MSI has been working on their software and with that the UEFI was easy to use and had all of the features I needed. I did have problems when installing Windows 7 that were partially caused because of having to turn on an option in the UEFI to have a mouse and keyboard during the install so keep that in mind. The Gaming APP that they included with the board was surprisingly good and their other software (when I got it working) hasn’t changed but was good just like it has been in the past. I do wish that they would take all of their programs and put everything together to make the install easier. Taking a little from Gigabyte, having a base app that you can uninstall or install all of the different features would be perfect.
My last complaint about the MSI Z170A Gaming M5 is petty but I think the name is getting a little long. The M in the M5 reminds me far to much of BMW and they could cut things down to a nice Z170 G5 and get the same point across. I do love that they keep the number scheme simple and easy to know where in the product lineup it is, I just would love to see it be a little shorter. This is most likely from me having to say it so many times when writing this though, so take it with a grain of salt.

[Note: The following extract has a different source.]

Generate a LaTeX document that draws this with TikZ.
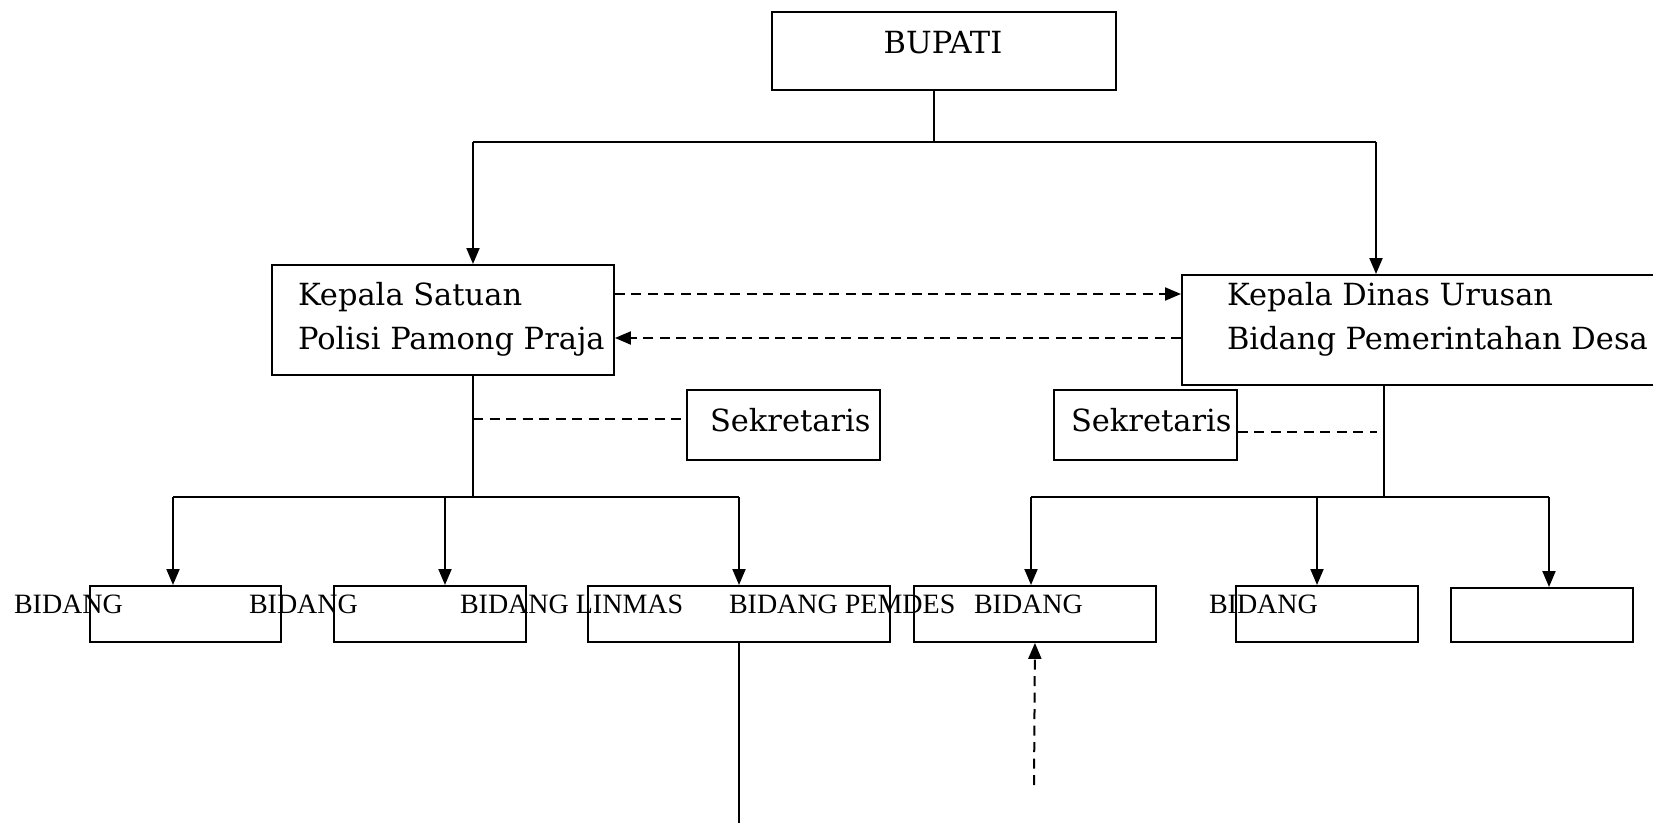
\documentclass[tikz,border=0pt]{standalone}
\usepackage{fontspec}
\setmainfont{DejaVu Serif}
\newfontfamily\bidfont{Liberation Serif}
\usetikzlibrary{arrows.meta,positioning}

\begin{document}
\begin{tikzpicture}[x=1pt,y=-1pt,line width=2pt,>={Triangle[length=16pt,width=13pt]},
  frame/.style={draw,line width=1.9pt,inner sep=0pt,anchor=north west},
  txt/.style={font=\fontsize{30.5}{44}\selectfont,align=left,inner sep=0pt},
  bid/.style={font=\bidfont\fontsize{28}{30}\selectfont,inner sep=0pt,anchor=west},
  dashline/.style={dash pattern=on 10pt off 6.5pt}]
\useasboundingbox (0,0) rectangle (1653,822);
\clip (0,0) rectangle (1653,822);
% boxes
\node[frame,minimum width=344pt,minimum height=78pt] (bupati) at (771,11) {};
\node[frame,minimum width=342pt,minimum height=110pt] (kasat) at (271,264) {};
\node[frame,minimum width=500pt,minimum height=110pt] (kadin) at (1181,274) {};
\node[frame,minimum width=193pt,minimum height=70pt] (sekl) at (686,389) {};
\node[frame,minimum width=183pt,minimum height=70pt] (sekr) at (1053,389) {};
\node[frame,minimum width=191pt,minimum height=56pt] (b1) at (89,585) {};
\node[frame,minimum width=192pt,minimum height=56pt] (b2) at (333,585) {};
\node[frame,minimum width=302pt,minimum height=56pt] (b3) at (587,585) {};
\node[frame,minimum width=242pt,minimum height=56pt] (b4) at (913,585) {};
\node[frame,minimum width=182pt,minimum height=56pt] (b5) at (1235,585) {};
\node[frame,minimum width=182pt,minimum height=54pt] (b6) at (1450,587) {};
% texts
\node[txt] (tbup) at (943,43) {BUPATI};
\node[txt,anchor=west] (tkasat) at (297,319) {Kepala Satuan\\Polisi Pamong Praja};
\node[txt,anchor=west] (tkadin) at (1226,319) {Kepala Dinas Urusan\\Bidang Pemerintahan Desa};
\node[txt,anchor=west] (tsekl) at (709,420) {Sekretaris};
\node[txt,anchor=west] (tsekr) at (1070,420) {Sekretaris};
\node[bid] (t1) at (13,604) {BIDANG};
\node[bid] (t2) at (248,604) {BIDANG};
\node[bid] (t3) at (459,604) {BIDANG LINMAS};
\node[bid] (t4) at (728,604) {BIDANG PEMDES};
\node[bid] (t5) at (973,604) {BIDANG};
\node[bid] (t6) at (1208,604) {BIDANG};
% connectors
\coordinate (hl) at (473,142);
\coordinate (hr) at (1376,142);
\draw ([xshift=-10pt]bupati.south) -- ([xshift=-10pt]bupati.south |- hl);
\draw (hl) -- (hr);
\draw[->] (hl) -- (hl |- kasat.north);
\draw[->] (hr) -- (hr |- kadin.north);
\draw[dashline,->] (kasat.east |- 0,294) -- (kadin.west |- 0,294);
\draw[dashline,->] (kadin.west |- 0,338) -- (kasat.east |- 0,338);
% left branch
\coordinate (l1) at (173,497);
\coordinate (l2) at (445,497);
\coordinate (l3) at (739,497);
\draw (hl |- kasat.south) -- (hl |- l1);
\draw[dashline] (hl |- 0,419) -- (sekl.west |- 0,419);
\draw (l1) -- (l3);
\draw[->] (l1) -- (l1 |- b1.north);
\draw[->] (l2) -- (l2 |- b2.north);
\draw[->] (l3) -- (l3 |- b3.north);
\draw (b3.south) -- ++(0,190);
% right branch
\coordinate (r1) at (1031,497);
\coordinate (r2) at (1317,497);
\coordinate (r3) at (1549,497);
\coordinate (rs) at (1384,497);
\draw (rs |- kadin.south) -- (rs);
\draw[dashline] (sekr.east |- 0,432) -- ([xshift=-7pt]rs |- 0,432);
\draw (r1) -- (r3);
\draw[->] (r1) -- (r1 |- b4.north);
\draw[->] (r2) -- (r2 |- b5.north);
\draw[->] (r3) -- (r3 |- b6.north);
\coordinate (src) at (1034,785);
\draw[dashline,->] (src) -- (b4.south);
\end{tikzpicture}
\end{document}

So is this the board to go with on your upcoming Skylake build? Well it has all of the features that I think you will need over the next few years so that isn’t a problem. MSI went above and beyond on the audio setup and with things like the metal PCI slots. The Z170 platform has an insane range of products and prices right now and this seems to fall in just above the mid-way point but you do get a little more in features than everything else I’m seeing at a similar price point.